Les décisions se rapprochent inéluctablement et ces futurs contrats seront lourds de sens pour l’industrie aéronautique européenne et pour l’Europe de la défense.
Varsovie doit en effet trancher sur le remplacement de ses huit avions de transport Hercules, des C-130E/H fournis d’occasion par les États-Unis à partir de 2009. Sur le plan civil, la compagnie aérienne nationale LOT Polish Airlines souhaite pour sa part acquérir de nombreux avions monocouloirs pour remplacer ses E-Jet et pour fortement accroître sa flotte. Dans les deux cas, les avionneurs Airbus et Embraer sont finalistes et les décisions seront éminemment politiques.
On se souvient évidemment de l’annulation des 50 H225M Caracal d’Airbus Helicopters en 2016, un véritable affront commercial alors que la Pologne n’avait cessé de s’approvisionner aux États-Unis pour ses besoins militaires depuis son entrée dans l’UE en 2004. Même chose pour LOT, compagnie 100% Boeing depuis la sortie de ses appareils de conception soviétique dans les années 90 (hors avions régionaux).
Mais les choses vont peut-être changer. Varsovie se montre désormais intéressée par les A400M et A330 MRTT d’Airbus Defense and Space pour renforcer ses capacités. Quant à LOT, l’avionneur européen a soumis sa proposition finale il y a deux mois pour jusqu’à 84 appareils, un panaché d’A220-100 et d’A220-300.
Ce n’est cependant pas encore un « done deal » et l’avionneur Embraer a aussi de bons atouts en main. Les multiples succès du KC-390 en Europe sont évidemment là pour le prouver (Portugal, Hongrie, Pays-Bas, Autriche, Slovaquie, Suède) et la famille E2 a déjà un (petit) pied dans la flotte de compagnie aérienne polonaise, avec 3 exemplaires pris en leasing. LOTAMS, la division MRO de LOT, sera par ailleurs le premier centre de services européen agréé pour les Embraer E2 dans les prochains mois.

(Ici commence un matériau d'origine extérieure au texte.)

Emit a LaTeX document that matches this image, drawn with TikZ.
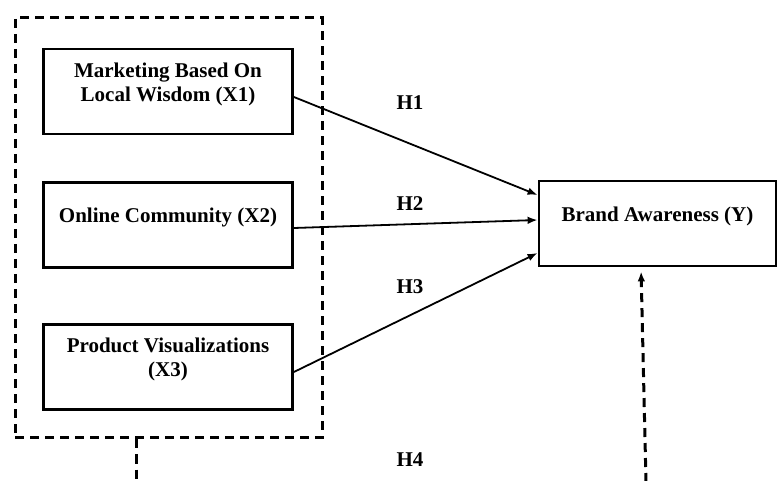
\documentclass[tikz,border=0pt]{standalone}
\usepackage{fontspec}
\setmainfont{Liberation Serif}
\usetikzlibrary{arrows.meta,calc}
\tikzset{
  font=\bfseries\fontsize{10.5}{12.2}\selectfont,
  >={Latex[length=5pt,width=3.8pt]},
  var/.style={draw=black, line width=1.4pt, minimum width=124.5pt, minimum height=42.5pt, align=center, text depth=9.5pt, inner sep=0pt},
  grp/.style={draw=black, line width=1.5pt, dash pattern=on 4.5pt off 3pt, minimum width=153.5pt, minimum height=210pt, inner sep=0pt},
  hyp/.style={draw=black, line width=0.9pt, ->},
  dashlink/.style={draw=black, line width=1.5pt, dash pattern=on 4.5pt off 3pt},
  lab/.style={inner sep=0pt},
}
\begin{document}
\begin{tikzpicture}[x=0.5pt,y=-0.5pt]
\useasboundingbox (0,0) rectangle (778,481);
% group of independent variables
\node[grp] (grp) at (168.5,228) {};
\node[var] (x1) at (168,91.5) {Marketing Based On\\Local Wisdom (X1)};
\node[var] (x2) at (168,225) {Online Community (X2)};
\node[var] (x3) at (168,367) {Product Visualizations\\(X3)};
% dependent variable
\node[var, minimum width=118.5pt] (brand) at (657.5,223.5) {Brand Awareness (Y)};
% hypotheses
\draw[hyp] ([yshift=-2.75pt]x1.east) -- ([yshift=14.25pt]brand.west);
\draw[hyp] ([yshift=-1.5pt]x2.east) -- ([yshift=1.75pt]brand.west);
\draw[hyp] ([yshift=-2.5pt]x3.east) -- ([yshift=-14.75pt]brand.west);
\node[lab] (h1) at (410,103) {H1};
\node[lab] (h2) at (410,204) {H2};
\node[lab] (h3) at (410,287) {H3};
\node[lab] (h4) at (410,460) {H4};
% simultaneous path, cut at bottom
\coordinate (grpfoot) at (136,482);
\coordinate (brfoot) at (646,482);
\draw[dashlink] (grp.south -| grpfoot) -- (grpfoot);
\draw[dashlink, ->, shorten >=2pt] (brfoot) -- ([xshift=-8.25pt]brand.south);
\end{tikzpicture}
\end{document}
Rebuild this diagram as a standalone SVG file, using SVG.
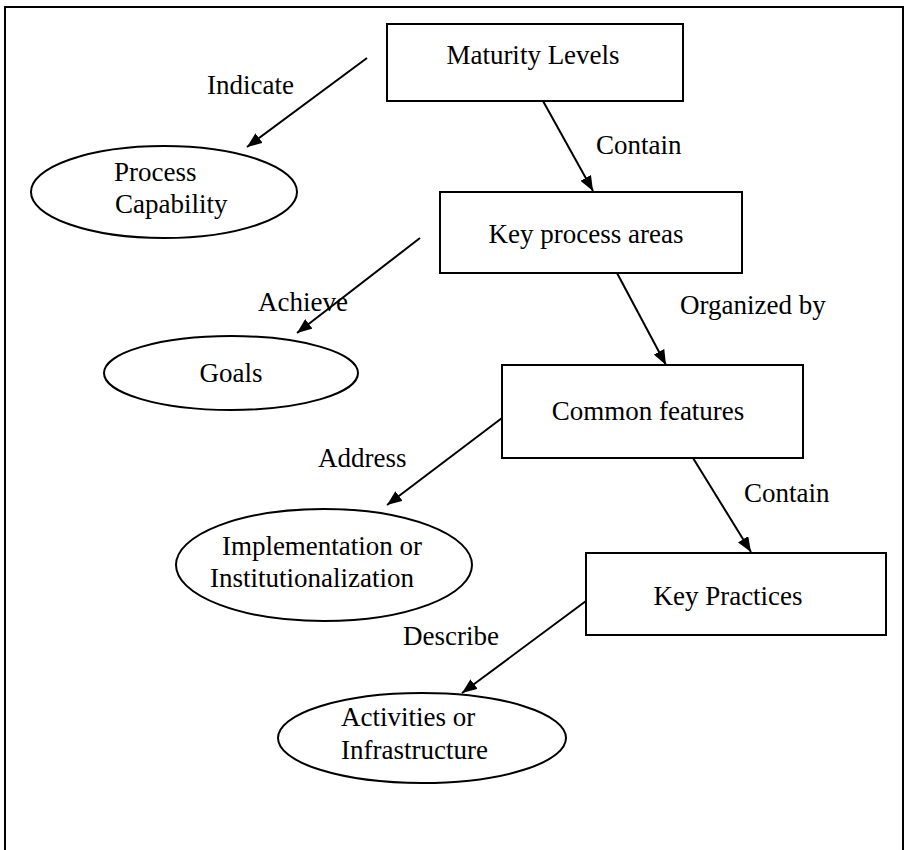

Ce qui est sûr aussi c’est que le motoriste Pratt & Whitney sera l’un des grands gagnants, motorisant à la fois les A220 et les E-Jet E2 avec la famille GTF, tout en étant fortement présent sur le V2500 d’IAE pour le KC-390, sans parler de ses partenaires dans la maintenance déjà présents en Pologne…
En attendant, la prochaine signature du traité de Nancy le 9 mai entre Emmanuel Macron et Donald Tusk sera peut-être l’occasion de venir gommer quelques décennies difficiles entre la France et la Pologne. Car l’amitié se juge aussi sur des actes.